Season 1’s laser focus on Burnham came at the detriment of the rest of the supporting cast, who came off more like a collection of sidekicks than a starship crew. Season 2 seemed to realize this and made a conscious effort to more fully explore the supporting cast, and while Burnham remained the show’s lead character, she felt much more like a member of the crew. But that feeling began to unravel with the arrival of Spock, with Burnham once again framed as a singular savior, the only person who could restore Spock’s mind and clear him of murder. The revelations in “The Red Angel” – that the increasingly problematic Section 31 was responsible for the apparent death of Burnham’s parents, and that her mother is in fact the time traveling Red Angel and the key to saving all organic life in the universe from Control – takes the “chosen one” tropes of season 1 to an entirely new level, with the Burnhams suddenly feeling a lot like the Skywalkers.
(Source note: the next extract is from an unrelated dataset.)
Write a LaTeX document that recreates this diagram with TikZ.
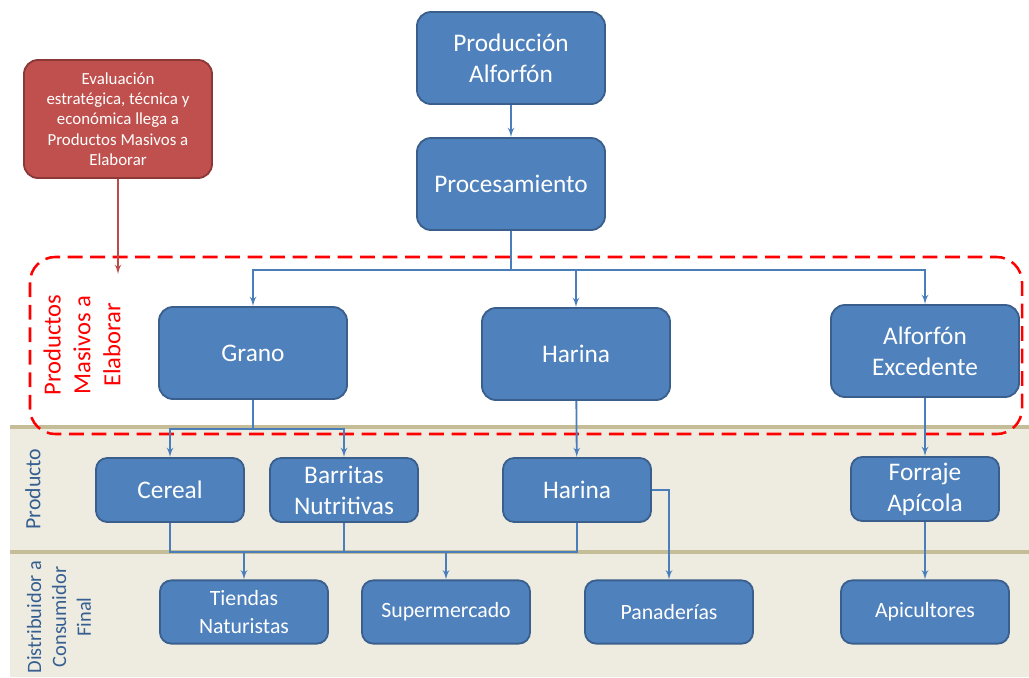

Why the series’ writers would choose this path after the early season course correction is baffling, and suggests a serious lack of self-awareness. A common criticism of the first season was that the writers didn’t seem all that interested in making a Star Trek show, but rather a show that grafted elements of other genre shows onto the skeleton of Star Trek. The season 1 showrunners – Aaron Harberts and Gretchen Berg – were dismissed midway through production of season 2 for allegedly abusive behavior, replaced by current Star Trek head honcho Alex Kurtzman. Perhaps the production changes simply came too late in the game to completely alter the trajectory of the season established by Harberts and Berg, but the results have featured the same distinct flavor of season 1’s Mirror Universe revelations.